# how many hours a day do you set aside



## proudmommy5 (Mar 25, 2009)

I was just wondering how many hours a day do you set aside for homeschooling? I am trying to rework my schedule that I have for my kids and was wondering what everyone else does. 

also do you teach or is it more independent work?


----------



## Tracy Rimmer (May 9, 2002)

We do formal academics for about 2 hours a day, but we're learning all day long. Also, are you asking for time spent on preparing, too, or just the "kid's butts are in seats" time? I spend a bit of time outside of that preparing work. 

My youngest still requires a lot of interaction and guidance from me, at thirteen. My eldest, who is fifteen, is almost completely independent. I wouldn't say that I TEACH, but I do FACILITATE. It's a slight difference, but significant to us.


----------



## BusyBees2 (Dec 10, 2004)

I have a 7yo learning (I think the age and numbers of kids makes a difference) along with a 4yo and 1yo in the mix. After trying different things, she's chosen to start her work at 3pm. Since we are not morning people, and other afternoon times didn't work, I gave her the choice of time. The stipulation was that she had to be done by dinner (6pm) or we try it my way again. We've done it 'her way' for a month or so. She typically gets her work done now within 2 hours. A lot of what she does is drill (math facts) so she works independently on this, and others requires my involvement (writing, spelling, reading).

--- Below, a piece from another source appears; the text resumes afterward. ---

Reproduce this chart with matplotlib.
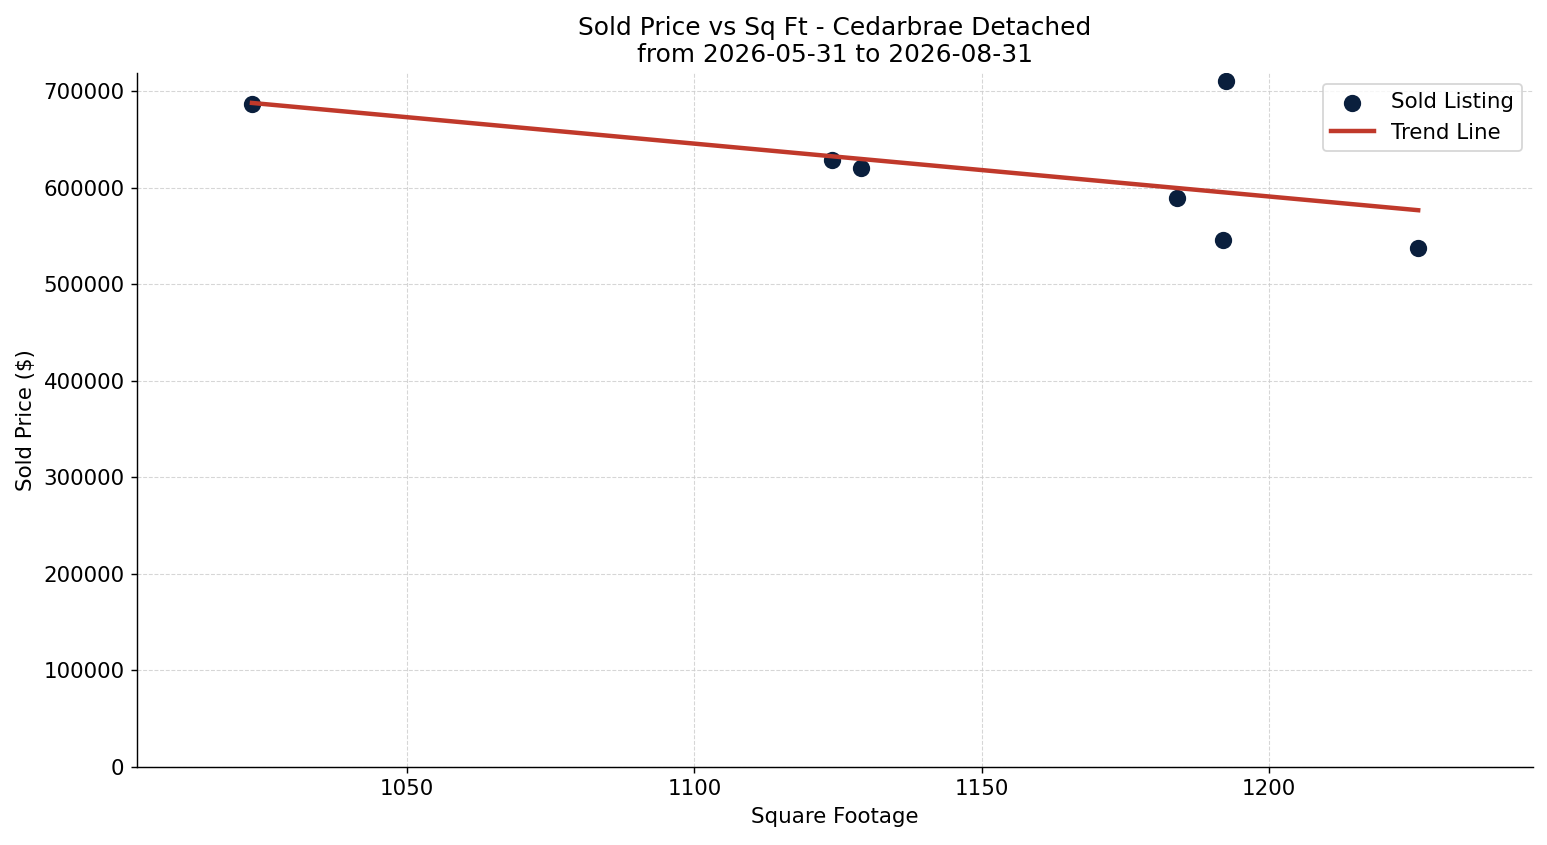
import numpy as np
import matplotlib.pyplot as plt

# sold listings
sqft = [1023, 1124, 1129, 1184, 1192, 1192.5, 1226]
price = [686500, 628400, 620100, 589000, 545500, 710400, 538200]

title = "Sold Price vs Sq Ft - Cedarbrae Detached\nfrom 2026-05-31 to 2026-08-31"

DPI = 128
fig, ax = plt.subplots(figsize=(1547 / DPI, 845 / DPI), dpi=DPI)

ax.scatter(sqft, price, s=76, color='#0a1f3d', label='Sold Listing', zorder=3)

# simple linear fit
m, b = np.polyfit(sqft, price, 1)
xs = np.array([min(sqft), max(sqft)])
ax.plot(xs, m * xs + b, color='#c0392b', linewidth=2.5, label='Trend Line', zorder=4)

ax.set_xlim(min(sqft) - 20, max(sqft) + 20)
ax.set_ylim(bottom=0)

ax.set_title(title, fontsize=14)
ax.set_xlabel("Square Footage", fontsize=12)
ax.set_ylabel("Sold Price ($)", fontsize=12)
ax.tick_params(labelsize=12)
ax.grid(True, linestyle='--', linewidth=0.6, color='#cccccc', alpha=0.8)
ax.spines['top'].set_visible(False)
ax.spines['right'].set_visible(False)
ax.legend(loc='upper right', fontsize=12)

fig.subplots_adjust(left=0.0886, right=0.991, top=0.9136, bottom=0.0923)
fig.savefig("out.png", dpi=DPI)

But to ditto what Tracy said....We are learning all day long. [Right now, my kids are pretending to have battles against England! England has 'one villager fighting and trying to get into Texas'. Kind of a cross between Age of Empires and Revolutionary War!]


----------



## Sonshine (Jul 27, 2007)

We break ours up. I do formal instructions from 9 am to 11 am, then when dh gets home he does about an hour with DS. (I save math and handwriting for dh, if you saw my handwriting you would understand why) But like Tracy, we're learning all day. I try to use everything as a teaching tool. DS loves to cook, so we incorporate math, science and home ec into cooking. When we butcher chickens it becomes an anatomy lesson. Homesteading lends itself to teaching. Since DS (almost 11) has language delays, as well as some motor skill problems I've found alternative methods to teach. Lots of games and hands on that I didn't include in that 2 hours.


----------



## Ohio dreamer (Apr 6, 2006)

My kids(6 and 10) are slow (IE goofy and won't focus most days) at doing their work. Seat work they could easily do in 1 1/2 to 2 hours a day. Some days they do do it that fast (or faster), some days it takes 4+ hours. That's for English, reading, math, phonics. Science and history we do more of a hands on/unit study learning. That can take 15 minutes to 3 or 4 hours, depending on what we are learning and how "into it" they get.


----------



## Callieslamb (Feb 27, 2007)

I have on DS - 8. We school for about 1 1/2 hours 4 days a week. I work with him problem by problem, sentence by sentence - otherwise I think it would take him 6 hours. He has attention issues so we stick to basic academics only on those days.. 

On day 5, we do activities - gym & swim at the YMCA - science projects, art projects - those can take 3-4 hours. We visit the kids museum in town once a month. for an all- day event. We also do Cub Scouts. When it rains, we have a special book of history activities we do or we work puzzles. I think it is these activities that helps him apply the learning from the other days - and I think that makes them more important in the long run. 

I try to think of how many hours a week we spend rather than each day.


----------



## ErinP (Aug 23, 2007)

According to the paperwork I filed with the state, 6hrs per day. :icecream:


according to my actual day, anywhere from 2 to 10.


----------



## halfpint (Jan 24, 2005)

We strive for independent learning. We usually spend about 2-3 hours together doing our Bible, History, some Science, some English, and other odd subjects together. I often read for 1/2 hour or until my voice peters out; then the children usually work on their math, writing, history projects, science projects independently but with assistance from me as needed, but we also do some projects, labs and such together, so it varies from day to day. I then usually spend about 1/2 hour reviewing or grading papers, projects, listening to memorization and such. 

Dawn


----------



## Janossy (Feb 3, 2006)

Tracy Rimmer said:


> We do formal academics for about 2 hours a day, but we're learning all day long. I wouldn't say that I TEACH, but I do FACILITATE.


Totally agree with facilitating. We also do about 2 hours a day. 14 yr old works well on her own. 2 in K, not so good on their own. What is so hard about learning phonics by yourself at 5?


----------



## proudmommy5 (Mar 25, 2009)

thank you for sharing It has helped me out a lot.


----------